Part of denim that also important is a webbing from that denim. Usually denim is made from tightly woven fabric from cotton warp yarn and white cotton filling yarn. The filling yarns are stretched across the width of the fabric and interlaced at a 90 degree angle with warp yarns. Interwoven pattern of diagonal lines from that process called “twill weave”. But, nowadays denim not only made from twill weave, but also another weave, like plain weave and satin weave. We will share to you about that, here you go!
Right hand twill, also know as “z twill”, was made famous as Levi’s jeans standard fabric and now is the most common twill weave used for denim fabrics. Right hand twill can be recognized by the upward direction of the diagonal twill on the face of the fabric as it runs from lower left toward upper right. Right hand twill is known to have a flatter and smoother surface compared to other twill fabrics.

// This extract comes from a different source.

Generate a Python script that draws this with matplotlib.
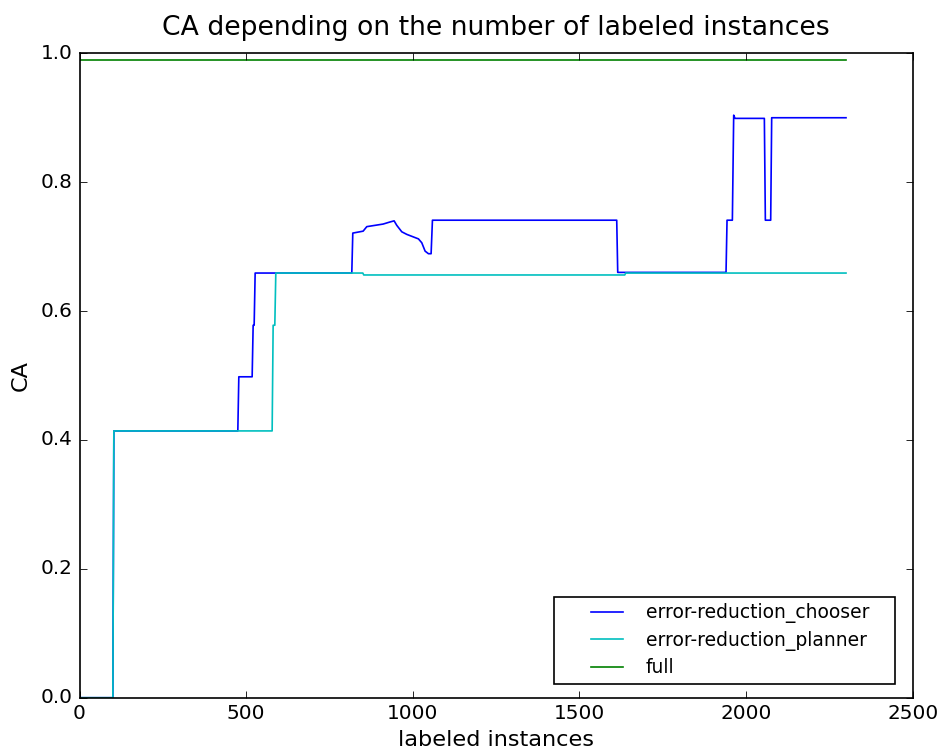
import numpy as np
import matplotlib
matplotlib.use("Agg")
import matplotlib.pyplot as plt
from matplotlib.legend_handler import HandlerLine2D

plt.style.use("classic")

# learning curves: (labeled instances, CA) break points
chooser_x = [0, 100, 103, 475, 478, 518, 521, 524, 527, 535,
             817, 820, 851, 862, 911, 930, 944, 952, 967, 982,
             1002, 1017, 1027, 1037, 1047, 1055, 1059,
             1612, 1615, 1940, 1943, 1959, 1963, 1967,
             2055, 2058, 2074, 2077, 2300]
chooser_y = [0.0, 0.0, 0.414, 0.414, 0.498, 0.498, 0.578, 0.578, 0.659, 0.659,
             0.659, 0.721, 0.724, 0.731, 0.735, 0.738, 0.740, 0.733, 0.723, 0.719,
             0.715, 0.712, 0.706, 0.693, 0.689, 0.689, 0.741,
             0.741, 0.660, 0.660, 0.741, 0.741, 0.904, 0.899,
             0.899, 0.741, 0.741, 0.900, 0.900]

planner_x = [0, 100, 103, 578, 581, 586, 589, 850, 853, 1636, 1639, 2300]
planner_y = [0.0, 0.0, 0.414, 0.414, 0.578, 0.578, 0.659, 0.659, 0.656, 0.656, 0.659, 0.659]

full_x = [0, 2300]
full_y = [0.99, 0.99]

fig = plt.figure(figsize=(949 / 120, 756 / 120), dpi=120)
ax = fig.add_axes([0.0838, 0.0771, 0.8779, 0.8524])

ax.plot(chooser_x, chooser_y, color="b", label="error-reduction_chooser")
ax.plot(planner_x, planner_y, color="c", label="error-reduction_planner")
ax.plot(full_x, full_y, color="g", label="full")

ax.set_xlim(0, 2500)
ax.set_ylim(0.0, 1.0)
ax.set_xticks(np.arange(0, 2501, 500))
ax.set_yticks(np.arange(0, 1.01, 0.2))
ax.set_title("CA depending on the number of labeled instances", fontsize=16, pad=11)
ax.set_xlabel("labeled instances", fontsize=13.4, labelpad=4)
ax.set_ylabel("CA", fontsize=13.4, labelpad=6)

# wide legend box with the line samples set in from the left edge
ax.legend(loc="lower left", mode="expand", fontsize=11.25,
          bbox_to_anchor=(0.5695, 0.0213, 0.4093, 0.13), borderaxespad=0,
          handlelength=3.65, handletextpad=0.9, labelspacing=0.4, borderpad=0.35,
          handler_map={matplotlib.lines.Line2D: HandlerLine2D(xpad=1.3)})

fig.savefig("out.png", dpi=120)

Left hand twill, also known as “s twill”, is a weave in which the grain line runs from the top-left hand corner of the fabric to the bottom right which is the opposite of right hand twill. It was originally used by Lee denim as its basic denim. Left hand twill tends to wear down softer than right hand twill and thus a softer hand feel after washing. Left hand twill will also have different wear patterns as the fabric can emphasize streakiness or vertical fading.

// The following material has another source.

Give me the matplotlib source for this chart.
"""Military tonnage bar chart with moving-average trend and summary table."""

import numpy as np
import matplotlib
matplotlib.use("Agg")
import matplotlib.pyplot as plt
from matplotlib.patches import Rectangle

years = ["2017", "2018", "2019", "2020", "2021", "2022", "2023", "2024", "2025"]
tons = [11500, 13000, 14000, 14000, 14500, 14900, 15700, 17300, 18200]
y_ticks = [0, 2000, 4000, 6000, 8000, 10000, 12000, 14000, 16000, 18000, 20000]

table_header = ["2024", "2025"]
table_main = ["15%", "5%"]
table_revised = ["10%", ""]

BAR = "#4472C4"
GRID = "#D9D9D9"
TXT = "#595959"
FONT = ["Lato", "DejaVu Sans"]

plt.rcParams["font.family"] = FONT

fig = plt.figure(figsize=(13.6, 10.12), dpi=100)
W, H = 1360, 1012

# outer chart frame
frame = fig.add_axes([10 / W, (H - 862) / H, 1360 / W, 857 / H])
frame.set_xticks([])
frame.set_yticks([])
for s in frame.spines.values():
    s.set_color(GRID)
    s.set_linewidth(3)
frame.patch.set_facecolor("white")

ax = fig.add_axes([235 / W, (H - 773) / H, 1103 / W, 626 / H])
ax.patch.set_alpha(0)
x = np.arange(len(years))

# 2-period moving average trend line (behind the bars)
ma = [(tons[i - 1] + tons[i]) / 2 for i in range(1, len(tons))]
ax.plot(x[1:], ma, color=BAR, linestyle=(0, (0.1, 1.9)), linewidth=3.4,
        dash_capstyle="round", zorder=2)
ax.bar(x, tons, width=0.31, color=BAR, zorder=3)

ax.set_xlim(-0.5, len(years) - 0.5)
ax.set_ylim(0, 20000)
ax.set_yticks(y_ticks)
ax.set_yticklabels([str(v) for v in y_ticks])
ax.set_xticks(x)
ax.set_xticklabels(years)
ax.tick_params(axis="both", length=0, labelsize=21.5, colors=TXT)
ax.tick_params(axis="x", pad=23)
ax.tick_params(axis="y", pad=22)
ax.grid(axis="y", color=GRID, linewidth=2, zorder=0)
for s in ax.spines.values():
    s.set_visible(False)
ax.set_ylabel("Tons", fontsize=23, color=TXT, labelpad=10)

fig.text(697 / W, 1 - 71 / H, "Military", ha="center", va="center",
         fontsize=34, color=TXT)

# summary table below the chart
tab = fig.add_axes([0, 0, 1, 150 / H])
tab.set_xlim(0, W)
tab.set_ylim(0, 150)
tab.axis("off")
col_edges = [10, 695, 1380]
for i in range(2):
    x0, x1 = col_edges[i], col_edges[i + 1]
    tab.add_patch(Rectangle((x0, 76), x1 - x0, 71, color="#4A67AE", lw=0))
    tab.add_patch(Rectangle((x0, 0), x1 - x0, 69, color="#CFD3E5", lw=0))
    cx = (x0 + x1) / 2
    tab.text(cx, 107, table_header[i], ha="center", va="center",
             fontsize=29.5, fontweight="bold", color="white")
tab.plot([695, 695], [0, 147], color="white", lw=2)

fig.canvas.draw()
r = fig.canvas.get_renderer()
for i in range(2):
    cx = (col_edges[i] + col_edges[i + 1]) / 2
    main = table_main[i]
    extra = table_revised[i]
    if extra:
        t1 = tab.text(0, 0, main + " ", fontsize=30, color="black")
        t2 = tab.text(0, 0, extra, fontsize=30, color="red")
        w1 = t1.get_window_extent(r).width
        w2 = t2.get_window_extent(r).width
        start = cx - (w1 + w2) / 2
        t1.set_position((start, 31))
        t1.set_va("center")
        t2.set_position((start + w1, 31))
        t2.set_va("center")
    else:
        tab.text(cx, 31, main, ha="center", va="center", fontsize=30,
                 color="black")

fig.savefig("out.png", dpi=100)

Broken twill denim was first used by Wrangler in 1964 as a way to combat the twisting effect characteristic of regular twill denim (at the time considered a “fault” by many). Traditionally, twill is woven either to the right hand or the left hand as we described above which will eventually twist itself after washing due to the tension. This is why you see the outseam of some denim twisted to the front or back of the leg. Broken twill avoids this. Instead of the twill running left or right, broken twill contains no distinct direction and instead alternates right and left – the end effect resembles a random zig–zag pattern as shown down below.

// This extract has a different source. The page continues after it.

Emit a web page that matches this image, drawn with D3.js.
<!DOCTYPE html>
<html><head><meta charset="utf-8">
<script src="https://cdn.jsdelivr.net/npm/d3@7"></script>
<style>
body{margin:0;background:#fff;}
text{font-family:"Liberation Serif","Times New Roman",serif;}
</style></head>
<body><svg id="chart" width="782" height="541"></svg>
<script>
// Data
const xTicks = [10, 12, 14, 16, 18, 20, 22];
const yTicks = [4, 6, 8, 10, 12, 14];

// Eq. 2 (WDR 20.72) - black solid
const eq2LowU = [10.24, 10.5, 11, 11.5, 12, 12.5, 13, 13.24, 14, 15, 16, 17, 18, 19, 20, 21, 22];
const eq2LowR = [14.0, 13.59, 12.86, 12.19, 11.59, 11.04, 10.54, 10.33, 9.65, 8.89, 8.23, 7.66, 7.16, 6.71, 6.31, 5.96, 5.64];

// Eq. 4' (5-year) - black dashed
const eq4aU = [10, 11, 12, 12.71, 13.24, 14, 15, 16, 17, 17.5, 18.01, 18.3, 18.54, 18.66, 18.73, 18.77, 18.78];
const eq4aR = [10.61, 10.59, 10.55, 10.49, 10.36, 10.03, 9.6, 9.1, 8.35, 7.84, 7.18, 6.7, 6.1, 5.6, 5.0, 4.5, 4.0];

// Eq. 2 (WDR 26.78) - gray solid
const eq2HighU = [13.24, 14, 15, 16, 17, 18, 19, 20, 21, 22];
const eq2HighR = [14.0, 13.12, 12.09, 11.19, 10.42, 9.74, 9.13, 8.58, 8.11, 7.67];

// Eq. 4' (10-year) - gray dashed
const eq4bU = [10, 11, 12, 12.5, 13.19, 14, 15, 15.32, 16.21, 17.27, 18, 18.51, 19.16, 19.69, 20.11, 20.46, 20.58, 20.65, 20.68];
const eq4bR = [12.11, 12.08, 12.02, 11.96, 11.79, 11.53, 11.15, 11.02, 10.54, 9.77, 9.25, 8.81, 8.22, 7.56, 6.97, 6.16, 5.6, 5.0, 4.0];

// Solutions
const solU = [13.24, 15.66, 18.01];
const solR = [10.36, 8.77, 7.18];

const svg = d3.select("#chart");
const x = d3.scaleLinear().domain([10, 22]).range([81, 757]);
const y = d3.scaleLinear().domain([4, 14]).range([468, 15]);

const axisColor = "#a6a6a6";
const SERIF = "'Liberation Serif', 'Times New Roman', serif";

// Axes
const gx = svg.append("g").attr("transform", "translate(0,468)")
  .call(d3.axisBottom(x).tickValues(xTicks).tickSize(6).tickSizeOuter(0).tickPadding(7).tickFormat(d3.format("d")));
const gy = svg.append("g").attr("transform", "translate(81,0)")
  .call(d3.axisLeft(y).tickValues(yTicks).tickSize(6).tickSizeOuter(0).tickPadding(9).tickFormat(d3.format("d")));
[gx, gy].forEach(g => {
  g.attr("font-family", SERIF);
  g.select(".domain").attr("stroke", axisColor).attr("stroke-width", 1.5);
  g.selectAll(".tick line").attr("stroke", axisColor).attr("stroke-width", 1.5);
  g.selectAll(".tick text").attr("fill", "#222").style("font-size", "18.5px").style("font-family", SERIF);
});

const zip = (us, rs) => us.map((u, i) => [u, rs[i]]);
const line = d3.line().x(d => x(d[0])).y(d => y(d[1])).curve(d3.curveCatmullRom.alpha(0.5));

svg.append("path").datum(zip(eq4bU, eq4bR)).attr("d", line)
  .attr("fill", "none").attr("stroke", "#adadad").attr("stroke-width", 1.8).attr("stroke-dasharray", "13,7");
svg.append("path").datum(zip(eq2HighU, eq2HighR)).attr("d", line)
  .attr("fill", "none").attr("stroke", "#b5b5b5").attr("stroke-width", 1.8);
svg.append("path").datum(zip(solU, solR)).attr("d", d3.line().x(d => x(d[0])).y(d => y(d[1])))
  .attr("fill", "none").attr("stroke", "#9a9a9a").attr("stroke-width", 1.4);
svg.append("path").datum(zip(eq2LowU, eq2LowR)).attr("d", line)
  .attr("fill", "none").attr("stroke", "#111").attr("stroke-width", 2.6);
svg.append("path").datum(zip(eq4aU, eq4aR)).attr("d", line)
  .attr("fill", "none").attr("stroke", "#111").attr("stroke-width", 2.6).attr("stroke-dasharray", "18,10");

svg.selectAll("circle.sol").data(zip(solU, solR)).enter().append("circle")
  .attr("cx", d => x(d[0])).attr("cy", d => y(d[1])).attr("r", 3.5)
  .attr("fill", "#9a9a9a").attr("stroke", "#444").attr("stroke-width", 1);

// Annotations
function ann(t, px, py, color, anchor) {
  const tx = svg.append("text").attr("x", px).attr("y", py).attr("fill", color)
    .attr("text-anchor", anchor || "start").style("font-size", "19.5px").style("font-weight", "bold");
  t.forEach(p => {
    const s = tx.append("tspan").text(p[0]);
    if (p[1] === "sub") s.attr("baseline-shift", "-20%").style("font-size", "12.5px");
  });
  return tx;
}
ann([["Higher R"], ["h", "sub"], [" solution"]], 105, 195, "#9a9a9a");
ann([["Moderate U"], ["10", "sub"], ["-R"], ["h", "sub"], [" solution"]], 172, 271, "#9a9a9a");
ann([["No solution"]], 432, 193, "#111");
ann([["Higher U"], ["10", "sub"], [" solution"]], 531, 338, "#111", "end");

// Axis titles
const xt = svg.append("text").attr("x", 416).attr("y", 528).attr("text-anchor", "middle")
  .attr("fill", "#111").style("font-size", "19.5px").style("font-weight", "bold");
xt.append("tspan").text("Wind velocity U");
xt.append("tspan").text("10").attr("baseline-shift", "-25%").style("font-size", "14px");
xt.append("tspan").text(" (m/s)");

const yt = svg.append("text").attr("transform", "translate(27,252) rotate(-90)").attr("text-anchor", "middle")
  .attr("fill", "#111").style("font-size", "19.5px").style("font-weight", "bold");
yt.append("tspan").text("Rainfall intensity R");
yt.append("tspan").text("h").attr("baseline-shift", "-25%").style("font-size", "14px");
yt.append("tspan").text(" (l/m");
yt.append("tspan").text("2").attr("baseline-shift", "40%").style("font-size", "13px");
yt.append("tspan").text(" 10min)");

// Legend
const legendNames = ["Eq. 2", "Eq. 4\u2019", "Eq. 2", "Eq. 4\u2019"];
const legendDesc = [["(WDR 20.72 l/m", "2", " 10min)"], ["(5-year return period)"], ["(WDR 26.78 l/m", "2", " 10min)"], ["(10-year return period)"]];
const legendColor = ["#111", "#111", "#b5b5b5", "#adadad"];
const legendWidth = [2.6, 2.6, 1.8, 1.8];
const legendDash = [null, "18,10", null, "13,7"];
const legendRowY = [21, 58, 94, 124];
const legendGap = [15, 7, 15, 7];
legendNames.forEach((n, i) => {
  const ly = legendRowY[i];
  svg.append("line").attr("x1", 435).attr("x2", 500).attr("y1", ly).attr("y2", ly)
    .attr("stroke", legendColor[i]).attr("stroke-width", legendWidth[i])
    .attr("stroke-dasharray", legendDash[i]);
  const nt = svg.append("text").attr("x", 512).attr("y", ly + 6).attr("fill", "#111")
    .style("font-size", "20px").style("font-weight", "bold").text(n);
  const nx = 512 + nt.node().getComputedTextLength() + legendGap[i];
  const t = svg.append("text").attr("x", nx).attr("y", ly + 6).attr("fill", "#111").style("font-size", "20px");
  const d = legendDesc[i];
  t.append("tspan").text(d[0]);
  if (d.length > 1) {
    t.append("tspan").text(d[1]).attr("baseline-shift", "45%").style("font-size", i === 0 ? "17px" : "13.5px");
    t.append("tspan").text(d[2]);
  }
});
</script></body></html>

The satin weave is distinguished by its lustrous, or ‘silky’, appearance. Satin describes the way the threads are combined, and the yarn used may be silk or polyester, among others, giving different fabrics. The satin weave is characterized by four or more cool fill or weft yarns floating over a warp yarn or vice versa, four warp yarns floating over a single weft yarn. This explains the even sheen, as unlike in other weaves, the light reflecting is not scattered as much by the fibres, which have fewer tucks.
Plain weave is a simple way of saying a 1×1 weave. The warp and weft are aligned so that they form a simple criss-cross pattern. This method is the most simple way for cloth to be woven, as well as one of the cheapest.